Analogies have been made that the Iranian regime is the Middle East’s North Korea. Such an analogy fails to comprehensively characterize Tehran’s role in the region, as well as identify the differences between North Korea and Iran.
When it comes to their roles within their respective regions, the Iranian regime plays a much more destabilizing and destructive role than North Korea does.
Through its military forces, the Islamic Republic is actively engaged in intervening in the domestic affairs of other nations in the Middle East. For example, in Syria, Iranian leaders have admitted that their Islamic Revolutionary Guard Corps (IRGC) and its elite branch, the Quds Force, are fighting on the ground alongside Bashar Assad’s forces. In addition, Iran is providing financial, weapons, advisory and intelligence assistance to the Syrian regime apparatus.
Putting their direct military intervention aside, Iranian leaders have successfully formed powerful proxies and Shiite militias in Syria in order to serve the revolutionary and geopolitical interests of Iran’s Supreme Leader Ayatollah Ali Khamenei and his gilded circle.
The Iranian leaders’ plan is a long-term one — to make political realities out of these militias, ensuring Iran’s infiltration and domination of the nation in case Assad falls. In other words, Iran’s plan is to make itself a winner whether the Syrian president is toppled or remains in power, as Tehran would continue to have influence and control in the security, political and intelligence infrastructure of Syria.
In Iraq, the Iranian regime has placed many individuals in positions of power in order to guarantee that every policy passed in Baghdad serves Tehran’s interests. Through its sectarian agenda, the Iranian regime also employs the strategy of divide and conquer by exploiting the delicate line between the Shiites and Sunnis. The same policy is enacted in Bahrain and Kuwait in order to encourage dissent between communities.
Furthermore, under the aegis of the IRGC, Iran’s leaders believe they have ensured their presence in Iraq for decades to come, as well as being capable of dictating Iraq’s future policies by setting up the People’s Mobilization Forces (PMF). The PMF is a conglomerate of more than 40 Iraqi militia groups, which act in favor of the Iranian regime’s interests and enjoy close ties with the head of the Quds Force, Qassem Soleimani.
Iran’s military activities stretch beyond the boundaries of its neighboring countries. In Lebanon, Iran managed to form its proxies right after the establishment of the Islamic Republic in 1979. Even in Yemen, where Iranian leaders do not have any significant stakes to preserve, the regime intervenes. In Sanaa, the heightened and continuing crisis is mainly due to the fact that Iran persists in providing weapons and ammunition to the Houthis. Several of Iran’s shipments have been intercepted recently.
Does North Korea play the same role in East Asia? Does North Korea have military forces on the ground in China, Japan, Taiwan, the Philippines or Russia who are fighting to topple those governments?

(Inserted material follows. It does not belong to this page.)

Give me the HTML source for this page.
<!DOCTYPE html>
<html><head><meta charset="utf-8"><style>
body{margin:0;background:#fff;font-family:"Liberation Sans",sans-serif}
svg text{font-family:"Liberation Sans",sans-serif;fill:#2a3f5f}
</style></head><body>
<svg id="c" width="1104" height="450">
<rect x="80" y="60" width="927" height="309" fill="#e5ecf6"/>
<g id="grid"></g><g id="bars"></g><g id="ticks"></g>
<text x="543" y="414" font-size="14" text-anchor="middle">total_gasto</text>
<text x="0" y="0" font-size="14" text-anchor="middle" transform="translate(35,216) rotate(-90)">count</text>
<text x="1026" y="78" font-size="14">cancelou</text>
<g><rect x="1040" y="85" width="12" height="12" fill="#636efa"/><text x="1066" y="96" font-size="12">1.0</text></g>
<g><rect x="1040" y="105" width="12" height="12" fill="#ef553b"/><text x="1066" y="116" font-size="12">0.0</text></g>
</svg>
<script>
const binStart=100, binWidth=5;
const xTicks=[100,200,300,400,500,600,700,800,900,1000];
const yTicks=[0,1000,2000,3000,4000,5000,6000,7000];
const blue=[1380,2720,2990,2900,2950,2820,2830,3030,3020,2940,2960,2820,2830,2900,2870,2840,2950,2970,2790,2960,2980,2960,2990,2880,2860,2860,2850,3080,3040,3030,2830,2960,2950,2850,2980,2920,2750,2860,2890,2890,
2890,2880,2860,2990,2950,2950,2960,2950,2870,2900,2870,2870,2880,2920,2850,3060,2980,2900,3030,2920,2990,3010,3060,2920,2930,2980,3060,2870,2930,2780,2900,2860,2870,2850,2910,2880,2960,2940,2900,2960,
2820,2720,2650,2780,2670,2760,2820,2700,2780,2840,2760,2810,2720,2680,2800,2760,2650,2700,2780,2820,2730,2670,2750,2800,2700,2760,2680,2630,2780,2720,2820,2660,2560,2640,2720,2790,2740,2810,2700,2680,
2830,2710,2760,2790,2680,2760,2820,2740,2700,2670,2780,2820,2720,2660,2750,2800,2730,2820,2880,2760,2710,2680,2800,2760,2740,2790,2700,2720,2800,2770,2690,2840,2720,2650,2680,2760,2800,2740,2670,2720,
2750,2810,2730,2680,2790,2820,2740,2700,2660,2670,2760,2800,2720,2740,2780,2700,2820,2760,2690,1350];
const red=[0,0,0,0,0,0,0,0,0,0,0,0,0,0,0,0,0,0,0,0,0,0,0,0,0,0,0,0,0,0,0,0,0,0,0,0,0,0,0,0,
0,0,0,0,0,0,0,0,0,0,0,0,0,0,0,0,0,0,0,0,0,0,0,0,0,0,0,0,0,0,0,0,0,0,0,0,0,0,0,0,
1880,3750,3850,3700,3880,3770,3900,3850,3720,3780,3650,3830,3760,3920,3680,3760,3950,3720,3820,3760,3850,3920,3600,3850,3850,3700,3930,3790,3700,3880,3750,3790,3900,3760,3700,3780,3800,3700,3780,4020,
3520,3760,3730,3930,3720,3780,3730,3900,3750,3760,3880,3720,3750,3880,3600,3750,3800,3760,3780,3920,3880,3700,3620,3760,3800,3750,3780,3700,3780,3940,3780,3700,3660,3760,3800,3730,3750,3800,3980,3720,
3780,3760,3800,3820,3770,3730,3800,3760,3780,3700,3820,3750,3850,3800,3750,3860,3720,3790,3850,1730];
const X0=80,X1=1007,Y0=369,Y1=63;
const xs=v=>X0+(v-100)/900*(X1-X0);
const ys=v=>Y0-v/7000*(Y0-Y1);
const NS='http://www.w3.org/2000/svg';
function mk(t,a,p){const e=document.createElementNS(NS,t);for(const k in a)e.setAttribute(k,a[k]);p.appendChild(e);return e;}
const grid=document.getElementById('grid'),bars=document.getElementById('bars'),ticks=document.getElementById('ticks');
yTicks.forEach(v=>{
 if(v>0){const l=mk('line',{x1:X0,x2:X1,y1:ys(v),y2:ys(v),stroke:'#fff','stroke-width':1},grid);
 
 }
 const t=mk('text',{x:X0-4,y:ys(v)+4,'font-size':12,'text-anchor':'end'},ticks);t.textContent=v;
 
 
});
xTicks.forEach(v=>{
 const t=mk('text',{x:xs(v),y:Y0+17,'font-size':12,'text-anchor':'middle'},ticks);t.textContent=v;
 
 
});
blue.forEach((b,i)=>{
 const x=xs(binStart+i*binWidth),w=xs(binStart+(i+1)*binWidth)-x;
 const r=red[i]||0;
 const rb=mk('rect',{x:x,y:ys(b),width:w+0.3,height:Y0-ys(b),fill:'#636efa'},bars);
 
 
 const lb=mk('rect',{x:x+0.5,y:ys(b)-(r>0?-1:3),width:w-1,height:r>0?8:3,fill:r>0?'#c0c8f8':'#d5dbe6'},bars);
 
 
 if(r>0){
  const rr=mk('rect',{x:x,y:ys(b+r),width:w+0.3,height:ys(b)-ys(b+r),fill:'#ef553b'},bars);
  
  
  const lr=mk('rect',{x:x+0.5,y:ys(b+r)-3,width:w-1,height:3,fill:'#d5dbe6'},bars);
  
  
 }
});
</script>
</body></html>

Does North Korea have militias and proxies battling and killing people in Tokyo, Seoul, Beijing, Moscow, Manila or Taipei in order to preserve the interests of Pyongyang? The answers to these questions are no.
North Korea mostly resorts to heated rhetoric from time to time that causes heightened tensions. These tensions normally subside immediately after the rhetoric is removed.
Most recently, the highest-ranking US general reinforced the argument laid out above. Gen. Joseph Dunford, chairman of the joint chiefs of staff, pointed out last week that North Korea has not really altered its military posture despite the recent heated rhetoric. “While the political space is clearly very charged right now, we haven’t seen a change in the posture of North Korean forces and we watch that very closely,” he said. “What we haven’t seen is military activity that would be reflective of the charged political environment.”
Arguing that the Iranian regime’s actions in the Middle East are similar to North Korea’s actions in East Asia is an inaccurate analogy due to the fact that it fails to depict the full picture, including the political and military agendas of these two regimes. North Korea is nowhere near as destabilizing in East Asia as Iran is in the Middle East.
North Korea mostly resorts to rhetoric that heightens tensions. But Iran forcibly and actively takes military and political measures to destabilize the region through various paths, including financing and arming its militias, as well as dispatching its military and paramilitary forces to other nations.
The Iranian regime actively intervenes in other countries and employs belligerent and imperialistic policies to achieve its regional hegemonic ambitions by dominating and controlling the political, security and intelligence systems of other countries.
North Korea talks, but the Iranian regime acts.